Önce Enis Uğurel adlı okurumun mektubunu okuyalım mı?.
***
Hıncal Bey merhabalar, Hıncal Bey, Ben 23 senedir yurt dışında
yaşıyorum. Bu hafta Türkiye'ye geldim, gelmişken ilk defa bu
mevsimde 2-3 günlüğüne annemin babamın İstanbul'u terk edip tüm
sene boyunca yaşadıkları Avşa adasında gittim. Burası ülkemizin
güzel beldelerinden biridir.
Bilirsiniz turistik bölgelerde 15 Mayıs - 15 Ekim tarihleri
arasında inşaat yasağı uygulaması vardır. Şu anda Avşa'da belediye
tarafından alt yapı çalışmaları sürdürülüyor.
Alışveriş yapmak üzere markete gittim.
Aman Allahım!.. Bir de ne göreyim..
Sokaklar kazılmış ama insanlar mecburen geçecekler. Çünkü bu
sokakta adanın kış aylarında çalışan tek Migros'u ve birkaç dükkanı
var.
Size resmini yolluyorum.. İnsanların geçerken düşmemesi, sakat
kalmaması için yapılması gereken ne bir korkuluk, ne geçici köprü
anlamında hiçbir şey yok. Ben, yurtdışında inşaat firmasında
çalışıyorum. Orada bu şekilde çalışmayı aklınızın ucundan bile
geçiremezsiniz.
Hele yaptığınız kazı insanların geçeceği sokakta ise. Orada şantiye
sınırlarının içinde bile bir yerleri kazdığımız zaman korkuluk
yapmak zorundayız.
Burada daha da dehşet verici olan, işi yaptıranın belediye
olması..
..ve Belediye, bu nok- tadan sadece 100 metre mesafede..
Dilerim bu konudaki düşüncelerinizi resimleriyle birlikte köşenizde
yayınlarsınız.
***
Yayınlamam mı Enis?. Ben yıllardan beri bu ülkede insan canına
zerre değer verilmediğini anlatır dururum. Kimsenin de umurunda
olmaz..
Böylesi ihmallerle kaç can kaybettik..
Açık unutulan inşaat çukurlarına kaç çocuk düştü, yaralandı?.

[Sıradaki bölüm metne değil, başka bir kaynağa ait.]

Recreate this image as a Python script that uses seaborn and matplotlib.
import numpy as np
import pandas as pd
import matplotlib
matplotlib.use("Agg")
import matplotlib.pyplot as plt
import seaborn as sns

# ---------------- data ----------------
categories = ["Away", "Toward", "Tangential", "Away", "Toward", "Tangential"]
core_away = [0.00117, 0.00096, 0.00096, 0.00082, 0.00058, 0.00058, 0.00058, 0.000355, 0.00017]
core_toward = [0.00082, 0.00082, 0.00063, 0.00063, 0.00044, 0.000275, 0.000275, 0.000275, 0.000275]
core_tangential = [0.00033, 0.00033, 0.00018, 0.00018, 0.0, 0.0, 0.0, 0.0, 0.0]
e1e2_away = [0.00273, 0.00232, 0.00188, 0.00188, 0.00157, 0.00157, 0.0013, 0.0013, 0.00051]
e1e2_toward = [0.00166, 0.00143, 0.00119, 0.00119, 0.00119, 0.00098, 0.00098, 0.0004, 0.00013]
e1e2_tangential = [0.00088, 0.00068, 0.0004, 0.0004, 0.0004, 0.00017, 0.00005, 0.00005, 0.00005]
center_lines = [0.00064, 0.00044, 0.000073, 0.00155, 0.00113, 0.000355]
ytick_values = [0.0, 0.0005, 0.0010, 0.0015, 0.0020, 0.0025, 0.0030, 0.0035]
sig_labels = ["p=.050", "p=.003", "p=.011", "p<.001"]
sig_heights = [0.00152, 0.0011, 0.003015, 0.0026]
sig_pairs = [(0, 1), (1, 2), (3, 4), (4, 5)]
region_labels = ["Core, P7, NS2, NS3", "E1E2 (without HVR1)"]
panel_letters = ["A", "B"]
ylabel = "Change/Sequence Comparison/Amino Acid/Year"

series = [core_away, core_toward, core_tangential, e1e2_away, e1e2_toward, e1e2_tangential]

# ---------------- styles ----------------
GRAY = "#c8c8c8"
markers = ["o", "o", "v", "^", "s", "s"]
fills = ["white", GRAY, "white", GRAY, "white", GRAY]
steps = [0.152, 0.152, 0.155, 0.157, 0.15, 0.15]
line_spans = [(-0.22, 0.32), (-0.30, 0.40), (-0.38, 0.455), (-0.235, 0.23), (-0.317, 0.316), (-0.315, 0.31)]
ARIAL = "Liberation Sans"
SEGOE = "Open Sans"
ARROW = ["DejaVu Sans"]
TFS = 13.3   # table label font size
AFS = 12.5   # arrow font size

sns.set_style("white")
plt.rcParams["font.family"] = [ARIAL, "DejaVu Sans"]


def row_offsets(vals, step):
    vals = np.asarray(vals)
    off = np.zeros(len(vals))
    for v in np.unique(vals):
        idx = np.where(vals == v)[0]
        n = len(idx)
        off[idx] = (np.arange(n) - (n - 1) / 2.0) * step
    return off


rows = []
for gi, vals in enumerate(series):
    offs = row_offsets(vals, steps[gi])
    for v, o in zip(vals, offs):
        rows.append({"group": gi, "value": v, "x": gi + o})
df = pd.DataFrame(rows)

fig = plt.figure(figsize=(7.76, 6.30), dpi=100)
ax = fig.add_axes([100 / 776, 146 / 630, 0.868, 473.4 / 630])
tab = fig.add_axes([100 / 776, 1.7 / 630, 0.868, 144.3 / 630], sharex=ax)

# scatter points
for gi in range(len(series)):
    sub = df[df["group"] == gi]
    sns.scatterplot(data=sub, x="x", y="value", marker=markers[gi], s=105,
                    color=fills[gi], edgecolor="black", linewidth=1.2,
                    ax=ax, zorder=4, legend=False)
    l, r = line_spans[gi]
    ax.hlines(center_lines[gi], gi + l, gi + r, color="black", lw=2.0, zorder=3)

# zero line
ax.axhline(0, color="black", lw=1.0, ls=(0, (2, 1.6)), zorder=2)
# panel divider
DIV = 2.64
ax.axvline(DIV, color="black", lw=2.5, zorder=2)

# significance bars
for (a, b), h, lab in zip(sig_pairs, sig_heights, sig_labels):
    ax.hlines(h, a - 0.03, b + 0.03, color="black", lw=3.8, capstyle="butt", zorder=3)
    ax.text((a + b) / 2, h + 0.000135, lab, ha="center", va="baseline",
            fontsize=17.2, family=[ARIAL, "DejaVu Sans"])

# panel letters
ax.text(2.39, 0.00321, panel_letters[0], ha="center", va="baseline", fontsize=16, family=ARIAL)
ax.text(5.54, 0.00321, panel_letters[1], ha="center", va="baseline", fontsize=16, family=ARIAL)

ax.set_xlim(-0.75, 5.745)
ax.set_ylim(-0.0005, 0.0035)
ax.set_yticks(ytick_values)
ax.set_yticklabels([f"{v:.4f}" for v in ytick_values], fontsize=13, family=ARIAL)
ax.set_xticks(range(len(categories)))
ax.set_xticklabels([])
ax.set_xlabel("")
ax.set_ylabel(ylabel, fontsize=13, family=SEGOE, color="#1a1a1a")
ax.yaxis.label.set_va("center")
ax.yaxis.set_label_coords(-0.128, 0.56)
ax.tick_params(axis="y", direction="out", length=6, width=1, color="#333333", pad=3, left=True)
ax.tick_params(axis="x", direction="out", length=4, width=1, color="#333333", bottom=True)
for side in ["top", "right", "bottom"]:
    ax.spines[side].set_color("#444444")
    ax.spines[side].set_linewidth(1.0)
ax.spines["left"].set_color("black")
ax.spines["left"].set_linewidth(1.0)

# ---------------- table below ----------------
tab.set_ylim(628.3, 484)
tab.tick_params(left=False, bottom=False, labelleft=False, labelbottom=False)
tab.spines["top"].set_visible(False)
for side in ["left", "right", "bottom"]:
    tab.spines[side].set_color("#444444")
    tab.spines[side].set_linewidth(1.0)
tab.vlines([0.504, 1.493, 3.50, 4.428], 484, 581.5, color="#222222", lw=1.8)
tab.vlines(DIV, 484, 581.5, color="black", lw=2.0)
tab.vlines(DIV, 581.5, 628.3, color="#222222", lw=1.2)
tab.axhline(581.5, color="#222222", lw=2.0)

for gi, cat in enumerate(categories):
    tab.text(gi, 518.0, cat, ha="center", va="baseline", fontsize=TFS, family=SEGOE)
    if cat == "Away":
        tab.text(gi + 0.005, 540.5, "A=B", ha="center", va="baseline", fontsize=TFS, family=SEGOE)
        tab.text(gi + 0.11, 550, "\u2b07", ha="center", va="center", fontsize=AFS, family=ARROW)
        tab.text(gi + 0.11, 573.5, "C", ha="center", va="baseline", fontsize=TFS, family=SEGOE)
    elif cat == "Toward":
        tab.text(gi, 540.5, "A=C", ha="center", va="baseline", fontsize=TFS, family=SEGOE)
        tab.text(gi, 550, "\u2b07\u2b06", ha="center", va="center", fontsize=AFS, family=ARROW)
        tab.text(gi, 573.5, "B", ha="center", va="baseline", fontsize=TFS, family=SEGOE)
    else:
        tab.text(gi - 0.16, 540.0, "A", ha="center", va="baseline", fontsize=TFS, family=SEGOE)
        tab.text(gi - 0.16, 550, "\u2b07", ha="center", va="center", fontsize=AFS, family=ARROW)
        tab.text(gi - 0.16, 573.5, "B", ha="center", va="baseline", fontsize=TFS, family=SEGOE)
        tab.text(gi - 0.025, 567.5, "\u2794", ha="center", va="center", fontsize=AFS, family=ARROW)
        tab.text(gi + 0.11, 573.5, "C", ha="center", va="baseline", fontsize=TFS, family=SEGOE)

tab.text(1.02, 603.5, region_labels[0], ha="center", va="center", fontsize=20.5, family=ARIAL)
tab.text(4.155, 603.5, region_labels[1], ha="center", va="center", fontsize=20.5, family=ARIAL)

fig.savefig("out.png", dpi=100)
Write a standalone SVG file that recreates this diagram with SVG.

İçinde biriken sularda kaç çocuk öldü?.
Çocuğu geç.. Yolu kazdı Belediyeler.. Ama tek işaret koymadıkları
için içine otomobil düştü bu ülkede..
Ne oldu?.
Hangi sorumlu hakkında dava açıldı?. Hangi gazete olayı takip
etti?.
Hangi köşe yazarı konuyu ele aldı?.
Böyle gelmiş, böyle gidiyor bu ülkede Enis!.
Nedir böyle gelen?.
Bir defa davalar insanı bezdirecek kadar uzun sürüyor.. Yıllarca..
Sonunda diyelim tazminat davasını kazandın..
O Allahın belası madde var ya hani "Tazminat alanı zengin etmez"
diye..
Onun yüzünden alacağın üç otuz para..
Kimse uğraşmıyor tabii..
İnsan canı bedava bu ülkede, aldıran yok.. Ne Yasama, ne Yürütme,
ne Yargı, ne de en palavrası biz, medya, yani Dördüncü Güç!.
Bu Avşa sokağı senin geldiğin ülkelerde olsa, kaç kişi kendini
bilerek ve çok usturuplu o çukura atar, sonra da "Psikolojim
bozuldu" diye dava açıp, milyoner olurdu. O ülkelerde dava bile
açılmaz, sorumlu bir de mahkeme masraflarını ödememek için, kendi
gelir seni tatmin edecek tazminatı oracıkta öderdi.